[Some records]
■ ■ ■ ■

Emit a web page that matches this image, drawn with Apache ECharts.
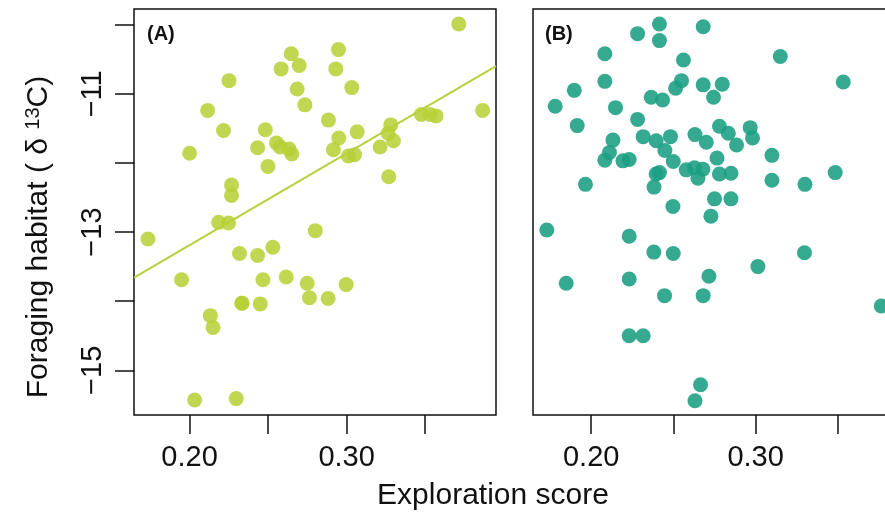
<!DOCTYPE html>
<html>
<head>
<meta charset="utf-8">
<script src="https://cdn.jsdelivr.net/npm/echarts@6/dist/echarts.min.js"></script>
<style>html,body{margin:0;padding:0;background:#fff}#c{width:885px;height:515px}</style>
</head>
<body>
<div id="c"></div>
<script>
// Panel A data (exploration score, delta13C)
const panelAX = [0.3714,0.2948,0.2647,0.2583,0.2698,0.2931,0.2251,0.2685,0.3033,0.2734,0.2115,0.3866,0.3476,0.3531,0.3569,0.2884,0.2216,0.2482,0.3281,0.3264,0.3067,0.2950,0.3298,0.2553,0.2577,0.2433,0.2634,0.2651,0.2916,0.3213,0.3011,0.3050,0.2000,0.2499,0.3268,0.2267,0.2267,0.2185,0.2248,0.1735,0.2800,0.2318,0.2433,0.2530,0.1949,0.2467,0.2615,0.2749,0.2997,0.2763,0.2882,0.2333,0.2333,0.2450,0.2132,0.2149,0.2032,0.2297];
const panelAY = [-9.99,-10.36,-10.42,-10.64,-10.59,-10.64,-10.81,-10.93,-10.91,-11.16,-11.24,-11.24,-11.30,-11.30,-11.32,-11.38,-11.53,-11.52,-11.45,-11.57,-11.55,-11.64,-11.68,-11.71,-11.77,-11.78,-11.80,-11.87,-11.81,-11.77,-11.90,-11.88,-11.86,-12.05,-12.20,-12.32,-12.47,-12.86,-12.87,-13.10,-12.98,-13.31,-13.34,-13.22,-13.69,-13.69,-13.65,-13.74,-13.76,-13.95,-13.96,-14.03,-14.03,-14.04,-14.21,-14.38,-15.43,-15.41];
// Fitted line in panel A (end points)
const fitX = [0.1646, 0.3951];
const fitY = [-13.66, -10.60];
// Panel B data
const panelBX = [0.2415,0.2415,0.2681,0.2282,0.2083,0.2561,0.3150,0.2083,0.2549,0.2513,0.2681,0.2797,0.3533,0.1897,0.2744,0.2365,0.2434,0.1781,0.2148,0.2282,0.1915,0.2780,0.2967,0.2834,0.2981,0.2316,0.2482,0.2631,0.2132,0.2395,0.2700,0.2884,0.2448,0.2111,0.2083,0.2193,0.2231,0.3099,0.2765,0.2499,0.2578,0.2628,0.2679,0.2649,0.2780,0.2850,0.2415,0.2395,0.2382,0.1965,0.3099,0.3300,0.3484,0.2750,0.2850,0.2497,0.2728,0.1730,0.2231,0.2381,0.2499,0.3297,0.3014,0.1848,0.2231,0.2716,0.2446,0.2681,0.3764,0.2231,0.2316,0.2665,0.2631];
const panelBY = [-9.99,-10.23,-10.03,-10.13,-10.42,-10.51,-10.46,-10.82,-10.81,-10.92,-10.87,-10.86,-10.83,-10.95,-11.05,-11.05,-11.09,-11.18,-11.20,-11.37,-11.46,-11.47,-11.49,-11.57,-11.64,-11.62,-11.62,-11.59,-11.67,-11.68,-11.70,-11.74,-11.82,-11.85,-11.96,-11.97,-11.95,-11.89,-11.93,-11.98,-12.10,-12.07,-12.09,-12.22,-12.16,-12.15,-12.14,-12.16,-12.35,-12.31,-12.25,-12.31,-12.14,-12.52,-12.52,-12.63,-12.77,-12.97,-13.06,-13.29,-13.31,-13.30,-13.50,-13.74,-13.68,-13.64,-13.92,-13.92,-14.07,-14.50,-14.50,-15.21,-15.44];
// Axis ticks and labels
const xTicks = [0.20, 0.25, 0.30, 0.35];
const xLabels = [0.20, 0.30];
const yTicks = [-15, -14, -13, -12, -11, -10];
const yLabels = [-15, -13, -11];
const xRange = [0.1646, 0.3951];
const yRange = [-15.647, -9.773];

const zip = (a, b) => a.map((v, i) => [v, b[i]]);
const FONT = '"Liberation Sans", Arial, sans-serif';
const INK = '#111';

function xAxisDef(gridIndex) {
  return {
    type: 'value', gridIndex, min: xRange[0], max: xRange[1],
    axisLine: {show: false},
    splitLine: {show: false},
    axisTick: {show: true, inside: false, length: 19, customValues: xTicks, lineStyle: {color: INK, width: 1.5}},
    axisLabel: {show: true, customValues: xLabels, margin: 28, fontSize: 29, fontFamily: FONT, color: INK,
      formatter: v => v.toFixed(2)}
  };
}
function yAxisDef(gridIndex, showTicks) {
  return {
    type: 'value', gridIndex, min: yRange[0], max: yRange[1],
    axisLine: {show: false},
    splitLine: {show: false},
    axisTick: {show: showTicks, inside: false, length: 19, customValues: yTicks, lineStyle: {color: INK, width: 1.5}},
    axisLabel: {show: showTicks, customValues: yLabels, rotate: 90, margin: 27, fontSize: 29, fontFamily: FONT, color: INK,
      formatter: v => String(v).replace('-', '\u2212')}
  };
}

const chart = echarts.init(document.getElementById('c'), null, {renderer: 'canvas'});
chart.setOption({
  animation: false,
  backgroundColor: '#fff',
  grid: [
    {left: 134, top: 9, width: 362, height: 406, show: true, borderColor: INK, borderWidth: 1.5, backgroundColor: 'transparent', outerBoundsMode: 'none', containLabel: false},
    {left: 533, top: 9, width: 379, height: 406, show: true, borderColor: INK, borderWidth: 1.5, backgroundColor: 'transparent', outerBoundsMode: 'none', containLabel: false}
  ],
  xAxis: [xAxisDef(0), xAxisDef(1)],
  yAxis: [yAxisDef(0, true), yAxisDef(1, false)],
  series: [
    {type: 'scatter', xAxisIndex: 0, yAxisIndex: 0, data: zip(panelAX, panelAY), symbolSize: 15,
      itemStyle: {color: 'rgb(182,208,52)', opacity: 0.85}},
    {type: 'line', xAxisIndex: 0, yAxisIndex: 0, data: zip(fitX, fitY), symbol: 'none',
      lineStyle: {color: 'rgb(184,208,60)', width: 2}},
    {type: 'scatter', xAxisIndex: 1, yAxisIndex: 1, data: zip(panelBX, panelBY), symbolSize: 15,
      itemStyle: {color: 'rgb(26,158,130)', opacity: 0.88}}
  ],
  graphic: [
    {type: 'text', left: 147, top: 24, style: {text: '(A)', font: 'bold 20px ' + FONT, fill: INK}},
    {type: 'text', left: 545, top: 24, style: {text: '(B)', font: 'bold 20px ' + FONT, fill: INK}},
    {type: 'text', x: 493, y: 496, style: {text: 'Exploration score', font: '30px ' + FONT, fill: INK, align: 'center', verticalAlign: 'middle'}},
    {type: 'text', x: 39, y: 237, rotation: Math.PI / 2,
      style: {text: 'Foraging habitat ( \u03b4 {sup|13}C)', font: '30px ' + FONT, fill: INK, align: 'center', verticalAlign: 'middle',
        rich: {sup: {fontSize: 20, fontFamily: FONT, fill: INK, verticalAlign: 'top', padding: [0, 0, 12, 0]}}}}
  ]
});
</script>
</body>
</html>
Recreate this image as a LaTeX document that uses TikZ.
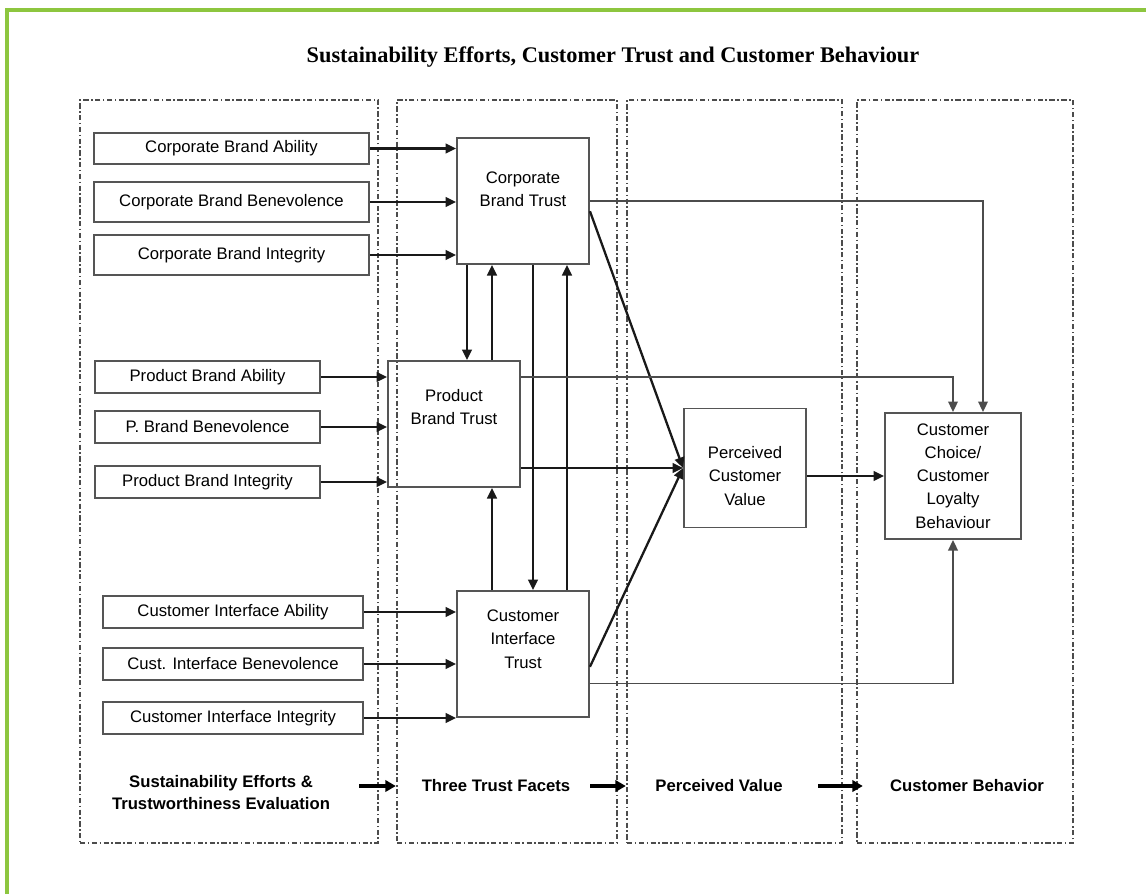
\documentclass[tikz,border=0pt]{standalone}
\usepackage{fontspec}
\setmainfont{Liberation Sans}
\newfontfamily\titlefont{Liberation Serif}
\usetikzlibrary{arrows.meta, positioning, calc}

\definecolor{framegreen}{RGB}{141,198,63}
\definecolor{boxgray}{RGB}{85,85,85}

\tikzset{
  column/.style={draw=black!70, line width=1.4pt, dash pattern=on 3pt off 1.4pt on 0.9pt off 1.4pt,
    minimum height=14.86cm, inner sep=0},
  factor/.style={draw=boxgray, line width=1.1pt, inner sep=0, minimum height=0.64cm},
  trust/.style={draw=boxgray, line width=1.1pt, inner sep=0, minimum width=2.64cm, minimum height=2.52cm},
  boxtext/.style={align=center},
  link/.style={draw=black!90, line width=1.3pt, -{Triangle[length=6pt,width=5.5pt]}},
  thinlink/.style={draw=black!70, line width=0.9pt, -{Triangle[length=6pt,width=5.5pt]}},
  stage/.style={line width=2pt, -{Triangle[length=6pt,width=6.5pt]}},
  stagelabel/.style={font=\fontsize{9.5}{12.5}\selectfont\bfseries, align=center},
}

\begin{document}
\begin{tikzpicture}[x=0.02cm, y=-0.02cm, every node/.style={font=\fontsize{9.5}{13.2}\selectfont}]
  \useasboundingbox (0,0) rectangle (1146,893);
  \draw[framegreen, line width=1.8pt] (7,900) |- (1160,10);

  \node[font=\titlefont\bfseries\fontsize{12.7}{15}\selectfont] (title) at (613,57)
    {Sustainability Efforts, Customer Trust and Customer Behaviour};

  % Four stages
  \node[column, minimum width=5.96cm] (col1) at (229,471.5) {};
  \node[column, minimum width=4.4cm] (col2) at (507,471.5) {};
  \node[column, minimum width=4.3cm] (col3) at (734.5,471.5) {};
  \node[column, minimum width=4.32cm] (col4) at (965,471.5) {};

  % Trustworthiness inputs
  \node[factor, minimum width=5.5cm, minimum height=0.62cm] (cba) at (231.5,148.5) {Corporate Brand Ability};
  \node[factor, minimum width=5.5cm, minimum height=0.8cm] (cbb) at (231.5,202) {Corporate Brand Benevolence};
  \node[factor, minimum width=5.5cm, minimum height=0.8cm] (cbi) at (231.5,255) {Corporate Brand Integrity};
  \node[factor, minimum width=4.5cm] (pba) at (207.5,377) {Product Brand Ability};
  \node[factor, minimum width=4.5cm] (pbb) at (207.5,427) {P. Brand Benevolence};
  \node[factor, minimum width=4.5cm] (pbi) at (207.5,482) {Product Brand Integrity};
  \node[factor, minimum width=5.2cm] (cia) at (233,612) {Customer Interface Ability};
  \node[factor, minimum width=5.2cm] (cib) at (233,664) {Cust. Interface Benevolence};
  \node[factor, minimum width=5.2cm] (cii) at (233,718) {Customer Interface Integrity};

  % Trust facets, value and behaviour
  \node[trust, label={[boxtext, yshift=6.5pt]center:Corporate\\Brand Trust}] (cbt) at (523,201) {};
  \node[trust, label={[boxtext, yshift=9.6pt]center:Product\\Brand Trust}] (pbt) at (454,424) {};
  \node[trust, label={[boxtext, yshift=8.5pt]center:Customer\\Interface\\Trust}] (cit) at (523,654) {};
  \node[trust, minimum width=2.44cm, minimum height=2.38cm,
    label={[boxtext, yshift=-4.5pt]center:Perceived\\Customer\\Value}] (pcv) at (745,468) {};
  \node[trust, minimum width=2.72cm,
    label={[boxtext]center:Customer\\Choice/\\Customer\\Loyalty\\Behaviour}] (cc) at (953,476) {};

  \foreach \src/\dst in {cba/cbt, cbb/cbt, cbi/cbt, pba/pbt, pbb/pbt, pbi/pbt, cia/cit, cib/cit, cii/cit}
    \draw[link] (\src.east) -- (\src.east -| \dst.west);

  % links between the facets
  \coordinate (va) at (467,0);
  \coordinate (vb) at (492,0);
  \coordinate (vc) at (533,0);
  \coordinate (vd) at (567,0);
  \draw[link] (cbt.south -| va) -- (pbt.north -| va);
  \draw[link] (pbt.north -| vb) -- (cbt.south -| vb);
  \draw[link] (cit.north -| vb) -- (pbt.south -| vb);
  \draw[link] (cbt.south -| vc) -- (cit.north -| vc);
  \draw[link] (cit.north -| vd) -- (cbt.south -| vd);

  % into perceived value
  \draw[link] ($(cbt.north east)!0.58!(cbt.south east)$) -- (pcv.west);
  \draw[link] (pcv.west -| pbt.east) -- (pcv.west);
  \draw[link] ($(cit.north east)!0.6!(cit.south east)$) -- (pcv.west);
  \draw[link] (pcv.east |- cc.west) -- (cc.west);

  % direct paths to behaviour
  \draw[thinlink] (cbt.east) -| ($(cc.north)+(30,0)$);
  \draw[thinlink] (pbt.east |- pba) -| (cc.north);
  \draw[thinlink] ($(cit.north east)!0.73!(cit.south east)$) -| (cc.south);

  % stage captions
  \node[stagelabel] (lab1) at (221,793) {Sustainability Efforts \&\\Trustworthiness Evaluation};
  \node[stagelabel] (lab2) at (496,786) {Three Trust Facets};
  \node[stagelabel] (lab3) at (719,786) {Perceived Value};
  \node[stagelabel] (lab4) at (967,786) {Customer Behavior};
  \draw[stage] ($(col1.east |- lab2)+(-20,0)$) -- (col2.west |- lab2);
  \draw[stage] ($(col2.east |- lab3)+(-28,0)$) -- (col3.west |- lab3);
  \draw[stage] ($(col3.east |- lab4)+(-25,0)$) -- ($(col4.west |- lab4)+(7,0)$);
\end{tikzpicture}
\end{document}
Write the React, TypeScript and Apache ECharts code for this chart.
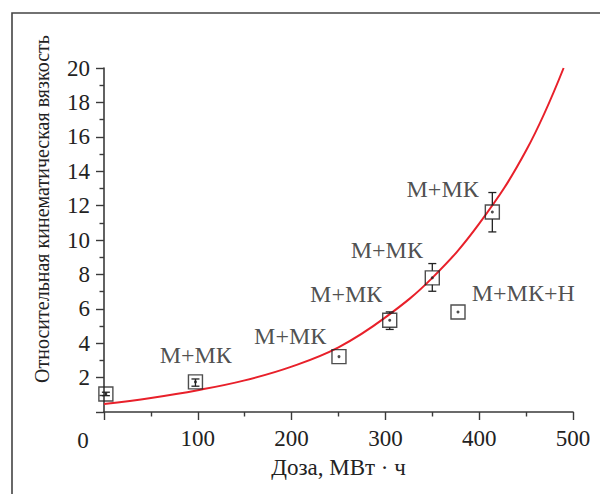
import React, { useEffect, useRef } from "react";
import * as echarts from "echarts";

// Measured points: [dose, viscosity]
const pointsMain: number[][] = [
  [2, 1.05],
  [97.5, 1.75],
  [250.5, 3.22],
  [304.6, 5.33],
  [350, 7.8],
  [414, 11.63],
];
const pointLone: number[][] = [[377.4, 5.81]];
// Error bars: [dose, value, low, high]
const errorBars: number[][] = [
  [2, 1.05, 0.95, 1.15],
  [97.5, 1.75, 1.5, 1.92],
  [304.6, 5.33, 4.8, 5.82],
  [350, 7.8, 7.02, 8.63],
  [414, 11.63, 10.47, 12.76],
];
// Fitted curve
const curveX = [0, 50, 100, 150, 200, 250, 300, 350, 400, 450, 490];
const curveY = [0.46, 0.82, 1.27, 1.84, 2.64, 3.76, 5.5, 7.8, 10.95, 15.2, 20.0];
// Label anchors [dose, value, text]
const labels: [number, number, string][] = [
  [97.8, 3.3, "М+МК"],
  [198.5, 4.4, "М+МК"],
  [258.2, 6.87, "М+МК"],
  [301.5, 9.44, "М+МК"],
  [361, 12.94, "М+МК"],
  [447, 6.93, "М+МК+Н"],
];

const xTicks = { min: 0, max: 500, interval: 100 };
const yTicks = { min: 0, max: 20, interval: 2 };

const FONT = "Times New Roman, Liberation Serif, serif";
const INK = "#222";

export default function App() {
  const ref = useRef<HTMLDivElement>(null);
  useEffect(() => {
    if (!ref.current) return;
    const chart = echarts.init(ref.current, null, { renderer: "svg" });
    const axisLine = { show: true, lineStyle: { color: "#3a3a3a", width: 1.6 } };
    chart.setOption({
      animation: false,
      backgroundColor: "#fff",
      textStyle: { fontFamily: FONT },
      grid: { left: 104, right: 27, top: 68, bottom: 82 },
      xAxis: {
        type: "value",
        ...xTicks,
        name: "Доза, МВт · ч",
        nameLocation: "middle",
        nameGap: 44,
        nameTextStyle: { fontFamily: FONT, fontSize: 23, color: INK },
        axisLine,
        axisTick: { show: true, length: 8, lineStyle: { color: "#3a3a3a", width: 1.4 } },
        minorTick: { show: true, splitNumber: 2, length: 4.5, lineStyle: { color: "#3a3a3a", width: 1.4 } },
        splitLine: { show: false },
        axisLabel: {
          margin: 15,
          fontFamily: FONT,
          fontSize: 23,
          color: INK,
          formatter: (v: number) => (v === 0 ? "" : String(v)),
        },
      },
      yAxis: {
        type: "value",
        ...yTicks,
        axisLine,
        axisTick: { show: true, length: 8, lineStyle: { color: "#3a3a3a", width: 1.4 } },
        minorTick: { show: true, splitNumber: 2, length: 4.5, lineStyle: { color: "#3a3a3a", width: 1.4 } },
        splitLine: { show: false },
        axisLabel: {
          margin: 14,
          fontFamily: FONT,
          fontSize: 23,
          color: INK,
          formatter: (v: number) => (v === 0 ? "" : String(v)),
        },
      },
      graphic: [
        {
          type: "rect",
          shape: { x: 12, y: 13, width: 620, height: 520 },
          style: { fill: "none", stroke: "#444", lineWidth: 1.6 },
          silent: true,
        },
        {
          type: "text",
          x: 83,
          y: 440,
          style: { text: "0", fontFamily: FONT, fontSize: 23, fill: INK, align: "center", verticalAlign: "middle" },
        },
        {
          type: "text",
          x: 42,
          y: 209,
          rotation: Math.PI / 2,
          style: {
            text: "Относительная кинематическая вязкость",
            fontFamily: FONT,
            fontSize: 20,
            fill: INK,
            align: "center",
            verticalAlign: "middle",
          },
        },
      ],
      series: [
        {
          type: "line",
          data: curveX.map((x, i) => [x, curveY[i]]),
          smooth: 0.4,
          showSymbol: false,
          symbol: "none",
          lineStyle: { color: "#e8202a", width: 2 },
          z: 2,
        },
        {
          type: "custom",
          data: errorBars,
          z: 3,
          renderItem: (params: any, api: any) => {
            const x = api.value(0);
            const c = api.coord([x, api.value(1)]);
            const lo = api.coord([x, api.value(2)]);
            const hi = api.coord([x, api.value(3)]);
            const half = 7;
            const cap = 4;
            const st = { stroke: INK, lineWidth: 1.3 };
            const children: any[] = [];
            if (lo[1] - hi[1] > 2 * half) {
              children.push({ type: "line", shape: { x1: c[0], y1: hi[1], x2: c[0], y2: c[1] - half }, style: st });
              children.push({ type: "line", shape: { x1: c[0], y1: c[1] + half, x2: c[0], y2: lo[1] }, style: st });
            } else {
              children.push({ type: "line", shape: { x1: c[0], y1: hi[1], x2: c[0], y2: lo[1] }, style: st });
            }
            children.push({ type: "line", shape: { x1: c[0] - cap, y1: hi[1], x2: c[0] + cap, y2: hi[1] }, style: st });
            children.push({ type: "line", shape: { x1: c[0] - cap, y1: lo[1], x2: c[0] + cap, y2: lo[1] }, style: st });
            return { type: "group", children };
          },
        },
        {
          type: "scatter",
          data: [...pointsMain, ...pointLone],
          symbol: "rect",
          symbolSize: 14,
          itemStyle: { color: "rgba(0,0,0,0)", borderColor: INK, borderWidth: 1.4 },
          z: 4,
        },
        {
          type: "scatter",
          data: [...pointsMain, ...pointLone],
          symbol: "circle",
          symbolSize: 3,
          itemStyle: { color: INK },
          z: 5,
        },
        {
          type: "scatter",
          data: labels.map((l) => [l[0], l[1], l[2]]),
          symbolSize: 0,
          itemStyle: { color: "rgba(0,0,0,0)" },
          label: {
            show: true,
            position: "inside",
            formatter: (p: any) => p.value[2],
            fontFamily: FONT,
            fontSize: 24,
            color: INK,
          },
          z: 6,
        },
      ],
    });
    return () => chart.dispose();
  }, []);
  return (
    <div
      ref={ref}
      style={{ position: "fixed", left: 0, top: 0, width: 600, height: 494, background: "#fff" }}
    />
  );
}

■ ■ ■ ■

■ **WRITTEN EXERCISE**:
Look above for the line with "Recreate this image" and the line with "minimum width=4.32cm] (col4)"; set down those two lines and all lines between them exactly, without pictures and without anything else.

■ **THE RESPONSE**:
Recreate this image as a LaTeX document that uses TikZ.
\documentclass[tikz,border=0pt]{standalone}
\usepackage{fontspec}
\setmainfont{Liberation Sans}
\newfontfamily\titlefont{Liberation Serif}
\usetikzlibrary{arrows.meta, positioning, calc}

\definecolor{framegreen}{RGB}{141,198,63}
\definecolor{boxgray}{RGB}{85,85,85}

\tikzset{
  column/.style={draw=black!70, line width=1.4pt, dash pattern=on 3pt off 1.4pt on 0.9pt off 1.4pt,
    minimum height=14.86cm, inner sep=0},
  factor/.style={draw=boxgray, line width=1.1pt, inner sep=0, minimum height=0.64cm},
  trust/.style={draw=boxgray, line width=1.1pt, inner sep=0, minimum width=2.64cm, minimum height=2.52cm},
  boxtext/.style={align=center},
  link/.style={draw=black!90, line width=1.3pt, -{Triangle[length=6pt,width=5.5pt]}},
  thinlink/.style={draw=black!70, line width=0.9pt, -{Triangle[length=6pt,width=5.5pt]}},
  stage/.style={line width=2pt, -{Triangle[length=6pt,width=6.5pt]}},
  stagelabel/.style={font=\fontsize{9.5}{12.5}\selectfont\bfseries, align=center},
}

\begin{document}
\begin{tikzpicture}[x=0.02cm, y=-0.02cm, every node/.style={font=\fontsize{9.5}{13.2}\selectfont}]
  \useasboundingbox (0,0) rectangle (1146,893);
  \draw[framegreen, line width=1.8pt] (7,900) |- (1160,10);

  \node[font=\titlefont\bfseries\fontsize{12.7}{15}\selectfont] (title) at (613,57)
    {Sustainability Efforts, Customer Trust and Customer Behaviour};

  % Four stages
  \node[column, minimum width=5.96cm] (col1) at (229,471.5) {};
  \node[column, minimum width=4.4cm] (col2) at (507,471.5) {};
  \node[column, minimum width=4.3cm] (col3) at (734.5,471.5) {};
  \node[column, minimum width=4.32cm] (col4) at (965,471.5) {};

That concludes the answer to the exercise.